For all our sakes, Danna, thanks so much for the not-so-gentle reminder of the nature of Mike's spirit and your support therof. You are both cut from a different pattern than average bears as you explained in Wed. nite's entry. Our love for you both should be based on recognizing this difference and supporting it. It certainly is the common paradigm to be angry, frustrated, and wanting to take some fault-finding action but let's all remember these two folks are so special they are well beyond the "common".

Let's all support them in the manner they wish - love and support. Let's count to 10 or even 100 when planning on saying something critical in these instances - and perhaps many others.

We're still praying for a miracle. Love to all, Mimi and Popi
PS I think Dad wrote this for your Irish Mother. Thank you, Dave, for reminding us of Mike's spirit. Hugs, MiMi

Anonymous said...

Dear Danna,

Glad to hear that Mikey will be getting radiation.

Also, thanks for setting the record straight on what is useful for you and what is not. I love a straight shootin' gal!

SO, SO glad you found Dr. Georgia!!!!!

Did you check with your ex-gov Jean Shaheen that the Live Free or Die motto really translates to "trust nobody"?? That's what comes from living next door to Vermonters, I guess! Perhaps Maple Sugar envy??

Take it easy, sweetie--one day at a time.

Anonymous said...

About that photo. I love how you can see Tom thinking, "If Mike makes one more comment about me being fat..."

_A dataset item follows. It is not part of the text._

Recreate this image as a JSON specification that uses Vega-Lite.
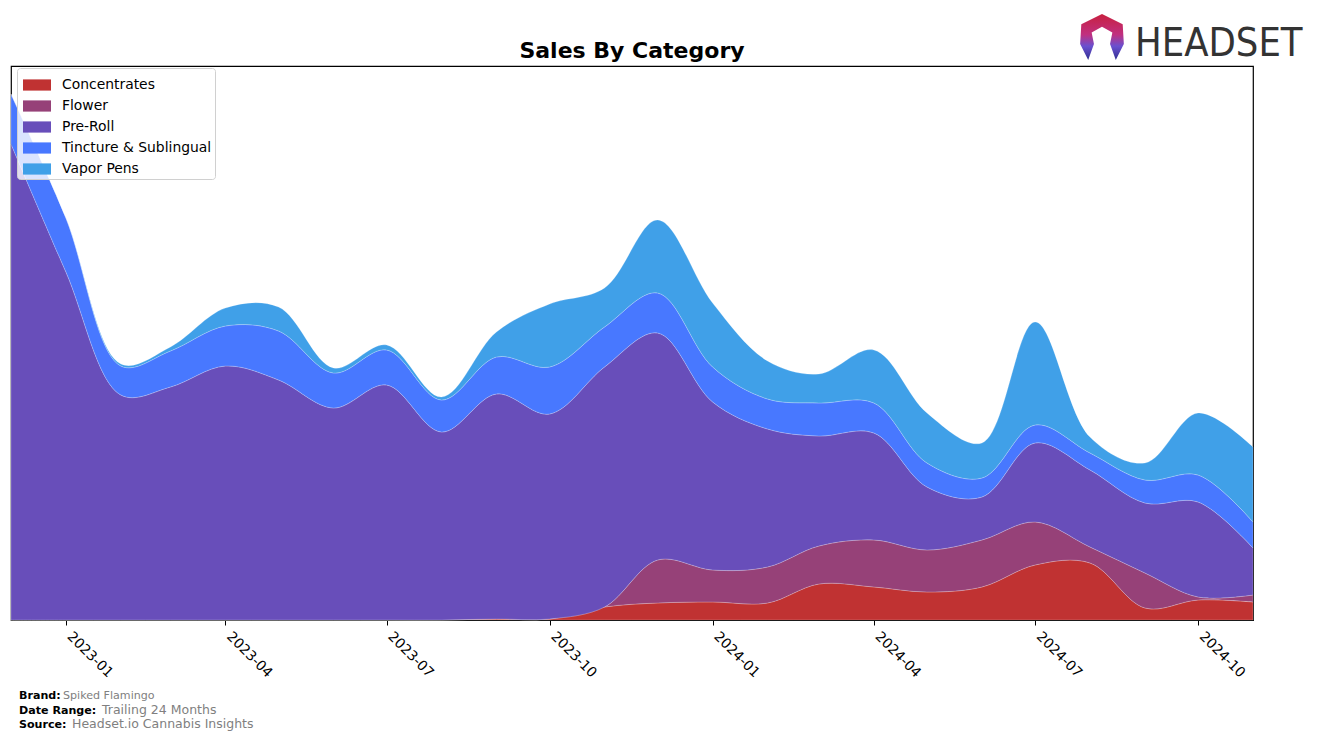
{
 "$schema": "https://vega.github.io/schema/vega-lite/v6.json",
 "width": 1242,
 "height": 554,
 "autosize": "none",
 "padding": {"left": 11, "top": 66, "right": 64, "bottom": 121},
 "background": "white",
 "config": {"view": {"stroke": "black", "strokeWidth": 1.2}, "font": "DejaVu Sans"},
 "title": {"text": "Sales By Category", "fontSize": 22, "fontWeight": "bold", "font": "DejaVu Sans", "color": "black", "anchor": "middle", "baseline": "alphabetic", "offset": -66},
 "layer": [
  {
   "data": {"values": [
    {"date": "2022-12-01", "category": "Concentrates", "value": 0},
    {"date": "2022-12-01", "category": "Flower", "value": 0},
    {"date": "2022-12-01", "category": "Pre-Roll", "value": 476},
    {"date": "2022-12-01", "category": "Tincture & Sublingual", "value": 50},
    {"date": "2022-12-01", "category": "Vapor Pens", "value": 0},
    {"date": "2023-01-01", "category": "Concentrates", "value": 0},
    {"date": "2023-01-01", "category": "Flower", "value": 0},
    {"date": "2023-01-01", "category": "Pre-Roll", "value": 348},
    {"date": "2023-01-01", "category": "Tincture & Sublingual", "value": 54},
    {"date": "2023-01-01", "category": "Vapor Pens", "value": 0},
    {"date": "2023-02-01", "category": "Concentrates", "value": 0},
    {"date": "2023-02-01", "category": "Flower", "value": 0},
    {"date": "2023-02-01", "category": "Pre-Roll", "value": 225},
    {"date": "2023-02-01", "category": "Tincture & Sublingual", "value": 29},
    {"date": "2023-02-01", "category": "Vapor Pens", "value": 2},
    {"date": "2023-03-01", "category": "Concentrates", "value": 0},
    {"date": "2023-03-01", "category": "Flower", "value": 0},
    {"date": "2023-03-01", "category": "Pre-Roll", "value": 233},
    {"date": "2023-03-01", "category": "Tincture & Sublingual", "value": 36},
    {"date": "2023-03-01", "category": "Vapor Pens", "value": 4},
    {"date": "2023-04-01", "category": "Concentrates", "value": 0},
    {"date": "2023-04-01", "category": "Flower", "value": 0},
    {"date": "2023-04-01", "category": "Pre-Roll", "value": 254},
    {"date": "2023-04-01", "category": "Tincture & Sublingual", "value": 40},
    {"date": "2023-04-01", "category": "Vapor Pens", "value": 18},
    {"date": "2023-05-01", "category": "Concentrates", "value": 0},
    {"date": "2023-05-01", "category": "Flower", "value": 0},
    {"date": "2023-05-01", "category": "Pre-Roll", "value": 240},
    {"date": "2023-05-01", "category": "Tincture & Sublingual", "value": 49},
    {"date": "2023-05-01", "category": "Vapor Pens", "value": 24},
    {"date": "2023-06-01", "category": "Concentrates", "value": 0},
    {"date": "2023-06-01", "category": "Flower", "value": 0},
    {"date": "2023-06-01", "category": "Pre-Roll", "value": 212},
    {"date": "2023-06-01", "category": "Tincture & Sublingual", "value": 35},
    {"date": "2023-06-01", "category": "Vapor Pens", "value": 5},
    {"date": "2023-07-01", "category": "Concentrates", "value": 0},
    {"date": "2023-07-01", "category": "Flower", "value": 0},
    {"date": "2023-07-01", "category": "Pre-Roll", "value": 235},
    {"date": "2023-07-01", "category": "Tincture & Sublingual", "value": 35},
    {"date": "2023-07-01", "category": "Vapor Pens", "value": 5},
    {"date": "2023-08-01", "category": "Concentrates", "value": 0},
    {"date": "2023-08-01", "category": "Flower", "value": 0},
    {"date": "2023-08-01", "category": "Pre-Roll", "value": 188},
    {"date": "2023-08-01", "category": "Tincture & Sublingual", "value": 32},
    {"date": "2023-08-01", "category": "Vapor Pens", "value": 3},
    {"date": "2023-09-01", "category": "Concentrates", "value": 1},
    {"date": "2023-09-01", "category": "Flower", "value": 0},
    {"date": "2023-09-01", "category": "Pre-Roll", "value": 225},
    {"date": "2023-09-01", "category": "Tincture & Sublingual", "value": 37},
    {"date": "2023-09-01", "category": "Vapor Pens", "value": 25},
    {"date": "2023-10-01", "category": "Concentrates", "value": 1},
    {"date": "2023-10-01", "category": "Flower", "value": 0},
    {"date": "2023-10-01", "category": "Pre-Roll", "value": 205},
    {"date": "2023-10-01", "category": "Tincture & Sublingual", "value": 47},
    {"date": "2023-10-01", "category": "Vapor Pens", "value": 63},
    {"date": "2023-11-01", "category": "Concentrates", "value": 13},
    {"date": "2023-11-01", "category": "Flower", "value": 0},
    {"date": "2023-11-01", "category": "Pre-Roll", "value": 240},
    {"date": "2023-11-01", "category": "Tincture & Sublingual", "value": 40},
    {"date": "2023-11-01", "category": "Vapor Pens", "value": 39},
    {"date": "2023-12-01", "category": "Concentrates", "value": 17},
    {"date": "2023-12-01", "category": "Flower", "value": 43},
    {"date": "2023-12-01", "category": "Pre-Roll", "value": 227},
    {"date": "2023-12-01", "category": "Tincture & Sublingual", "value": 40},
    {"date": "2023-12-01", "category": "Vapor Pens", "value": 73},
    {"date": "2024-01-01", "category": "Concentrates", "value": 18},
    {"date": "2024-01-01", "category": "Flower", "value": 32},
    {"date": "2024-01-01", "category": "Pre-Roll", "value": 168},
    {"date": "2024-01-01", "category": "Tincture & Sublingual", "value": 35},
    {"date": "2024-01-01", "category": "Vapor Pens", "value": 64},
    {"date": "2024-02-01", "category": "Concentrates", "value": 17},
    {"date": "2024-02-01", "category": "Flower", "value": 36},
    {"date": "2024-02-01", "category": "Pre-Roll", "value": 138},
    {"date": "2024-02-01", "category": "Tincture & Sublingual", "value": 30},
    {"date": "2024-02-01", "category": "Vapor Pens", "value": 38},
    {"date": "2024-03-01", "category": "Concentrates", "value": 36},
    {"date": "2024-03-01", "category": "Flower", "value": 38},
    {"date": "2024-03-01", "category": "Pre-Roll", "value": 110},
    {"date": "2024-03-01", "category": "Tincture & Sublingual", "value": 33},
    {"date": "2024-03-01", "category": "Vapor Pens", "value": 29},
    {"date": "2024-04-01", "category": "Concentrates", "value": 33},
    {"date": "2024-04-01", "category": "Flower", "value": 47},
    {"date": "2024-04-01", "category": "Pre-Roll", "value": 107},
    {"date": "2024-04-01", "category": "Tincture & Sublingual", "value": 30},
    {"date": "2024-04-01", "category": "Vapor Pens", "value": 53},
    {"date": "2024-05-01", "category": "Concentrates", "value": 28},
    {"date": "2024-05-01", "category": "Flower", "value": 42},
    {"date": "2024-05-01", "category": "Pre-Roll", "value": 63},
    {"date": "2024-05-01", "category": "Tincture & Sublingual", "value": 24},
    {"date": "2024-05-01", "category": "Vapor Pens", "value": 50},
    {"date": "2024-06-01", "category": "Concentrates", "value": 33},
    {"date": "2024-06-01", "category": "Flower", "value": 47},
    {"date": "2024-06-01", "category": "Pre-Roll", "value": 43},
    {"date": "2024-06-01", "category": "Tincture & Sublingual", "value": 19},
    {"date": "2024-06-01", "category": "Vapor Pens", "value": 35},
    {"date": "2024-07-01", "category": "Concentrates", "value": 55},
    {"date": "2024-07-01", "category": "Flower", "value": 43},
    {"date": "2024-07-01", "category": "Pre-Roll", "value": 79},
    {"date": "2024-07-01", "category": "Tincture & Sublingual", "value": 18},
    {"date": "2024-07-01", "category": "Vapor Pens", "value": 103},
    {"date": "2024-08-01", "category": "Concentrates", "value": 57},
    {"date": "2024-08-01", "category": "Flower", "value": 16},
    {"date": "2024-08-01", "category": "Pre-Roll", "value": 77},
    {"date": "2024-08-01", "category": "Tincture & Sublingual", "value": 17},
    {"date": "2024-08-01", "category": "Vapor Pens", "value": 16},
    {"date": "2024-09-01", "category": "Concentrates", "value": 12},
    {"date": "2024-09-01", "category": "Flower", "value": 35},
    {"date": "2024-09-01", "category": "Pre-Roll", "value": 70},
    {"date": "2024-09-01", "category": "Tincture & Sublingual", "value": 23},
    {"date": "2024-09-01", "category": "Vapor Pens", "value": 17},
    {"date": "2024-10-01", "category": "Concentrates", "value": 20},
    {"date": "2024-10-01", "category": "Flower", "value": 3},
    {"date": "2024-10-01", "category": "Pre-Roll", "value": 95},
    {"date": "2024-10-01", "category": "Tincture & Sublingual", "value": 27},
    {"date": "2024-10-01", "category": "Vapor Pens", "value": 62},
    {"date": "2024-11-01", "category": "Concentrates", "value": 18},
    {"date": "2024-11-01", "category": "Flower", "value": 7},
    {"date": "2024-11-01", "category": "Pre-Roll", "value": 47},
    {"date": "2024-11-01", "category": "Tincture & Sublingual", "value": 26},
    {"date": "2024-11-01", "category": "Vapor Pens", "value": 75}
   ]},
   "mark": {"type": "area", "interpolate": "catmull-rom", "stroke": "white", "strokeWidth": 0.6, "strokeOpacity": 0.35},
   "encoding": {
    "x": {"field": "date", "type": "temporal", "scale": {"type": "utc", "nice": false},
     "axis": {"values": [
       {"year": 2023, "month": 1, "date": 1, "utc": true},
       {"year": 2023, "month": 4, "date": 1, "utc": true},
       {"year": 2023, "month": 7, "date": 1, "utc": true},
       {"year": 2023, "month": 10, "date": 1, "utc": true},
       {"year": 2024, "month": 1, "date": 1, "utc": true},
       {"year": 2024, "month": 4, "date": 1, "utc": true},
       {"year": 2024, "month": 7, "date": 1, "utc": true},
       {"year": 2024, "month": 10, "date": 1, "utc": true}],
      "format": "%Y-%m", "labelAngle": 45, "labelAlign": "left", "labelBaseline": "middle",
      "labelFontSize": 13.9, "labelFont": "DejaVu Sans", "labelColor": "black", "labelPadding": 9, "labelOffset": 3,
      "tickColor": "black", "tickSize": 5, "domainColor": "black", "grid": false, "title": null,
      "labelOverlap": false, "labelFlush": false}},
    "y": {"field": "value", "type": "quantitative", "stack": "zero", "scale": {"domain": [0, 554], "nice": false}, "axis": null},
    "order": {"field": "category", "sort": "ascending"},
    "color": {"field": "category", "type": "nominal",
     "scale": {"domain": ["Concentrates", "Flower", "Pre-Roll", "Tincture & Sublingual", "Vapor Pens"],
               "range": ["#C03232", "#964178", "#684EBA", "#4878FF", "#40A0E8"]},
     "legend": {"title": null, "orient": "none", "legendX": 6, "legendY": 2, "fillColor": "rgba(255,255,255,0.8)", "strokeColor": "#d0d0d0",
      "cornerRadius": 3, "padding": 3, "symbolOffset": 3, "labelFontSize": 13.9, "labelFont": "DejaVu Sans", "labelColor": "black",
      "symbolType": "M-1,-0.4H1V0.4H-1Z", "symbolSize": 784, "symbolStrokeWidth": 0, "symbolOpacity": 1,
      "labelOffset": 11, "rowPadding": 0, "labelLimit": 300}}
   }
  },
  {"data": {"values": [{}]}, "mark": {"type": "text", "text": "Brand:", "x": 8, "y": 633, "align": "left", "baseline": "alphabetic", "fontWeight": "bold", "fontSize": 11.1, "font": "DejaVu Sans", "color": "black"}},
  {"data": {"values": [{}]}, "mark": {"type": "text", "text": "Spiked Flamingo", "x": 52, "y": 633, "align": "left", "baseline": "alphabetic", "fontSize": 11.1, "font": "DejaVu Sans", "color": "#808080"}},
  {"data": {"values": [{}]}, "mark": {"type": "text", "text": "Date Range:", "x": 8, "y": 648, "align": "left", "baseline": "alphabetic", "fontWeight": "bold", "fontSize": 11.1, "font": "DejaVu Sans", "color": "black"}},
  {"data": {"values": [{}]}, "mark": {"type": "text", "text": "Trailing 24 Months", "x": 91, "y": 648, "align": "left", "baseline": "alphabetic", "fontSize": 12.5, "font": "DejaVu Sans", "color": "#808080"}},
  {"data": {"values": [{}]}, "mark": {"type": "text", "text": "Source:", "x": 8, "y": 662, "align": "left", "baseline": "alphabetic", "fontWeight": "bold", "fontSize": 11.1, "font": "DejaVu Sans", "color": "black"}},
  {"data": {"values": [{}]}, "mark": {"type": "text", "text": "Headset.io Cannabis Insights", "x": 61, "y": 662, "align": "left", "baseline": "alphabetic", "fontSize": 12.5, "font": "DejaVu Sans", "color": "#808080"}},
  {"data": {"values": [{}]}, "mark": {"type": "text", "text": "HEADSET", "x": 1124, "y": -10, "align": "left", "baseline": "alphabetic", "fontSize": 39.5, "font": "Liberation Sans Narrow, DejaVu Sans Condensed, Liberation Sans", "color": "#333333"}},
  {"data": {"values": [{}]}, "mark": {"type": "point", "filled": true, "opacity": 1, "x": 1091, "y": -29, "size": 2116,
    "shape": "M0,-1L0.9,-0.55L0.95,0.3L0.6,1L0.35,0.3L0.45,-0.2L0,-0.45L-0.45,-0.2L-0.35,0.3L-0.6,1L-0.95,0.3L-0.9,-0.55Z",
    "color": {"gradient": "linear", "x1": 0, "y1": 0, "x2": 0, "y2": 1, "stops": [{"offset": 0, "color": "#c8203f"}, {"offset": 0.45, "color": "#c03080"}, {"offset": 0.7, "color": "#6a50d0"}, {"offset": 1, "color": "#303090"}]}}}
 ]
}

Sensing the tension that had suddenly descended on the poop deck, Mike switched gears and told some joke ending with the punchline, "That's not a duck," bringing us all to the verge of laughter, and narrowly avoiding fisticuffs with Tom, which surely would have gotten us kicked off the Martha's Vineyard ferry for life.

So, while he may have an inoperable brain tumor, we should all be thankful that, thanks to his quick thinking and unerring sense of tact, Mike can still ride the ferry with wild abandon. And a good duck joke.

Get better Mike,

Brenda said...

Paul, Austin and I send out a big hug!


Anonymous said...

Had a good bawl looking at those pictures of Mike. His smile certainly is infectious, in good times and even in droopy eye, bald head and monster scar times. We love you and Mike and Baxter.

Anonymous said...

I honestly could hear Mike's laugh in my head when i saw the pix you posted. made me smile big time. thanks. love,susan

Anonymous said...

from someone who's seen you cry and weep over an 19 year old conservative republican boyfriend, i can now firmly confirm: mike's influence really has had a profound effect on your mental health! (that is luck as well....finding this wonderful guy.) i'm "proud" of you for who you are through all of this. proud is not quite the right word -- respect, admire, am grateful for. i think we tend to believe that doctors and science have all the answers, and if something doesn't go right they clearly did something wrong. i feel like we also tend to think everything runs 100% perfectly in the hospital and are stunned to learn when it doesn't always. we're all human. i have no doubt mike is under great care, and i also have no doubts that his doctors are doing their very best. onward...to who knows where...but onward. love, t

Anonymous said...

I have a photo of Mike on my wall at work. He is in one of his "poses" on stage with Kelly, Kevin and me. It's from my CSZ days. I look at it everyday and say a prayer that we'll all see him in that same pose someday.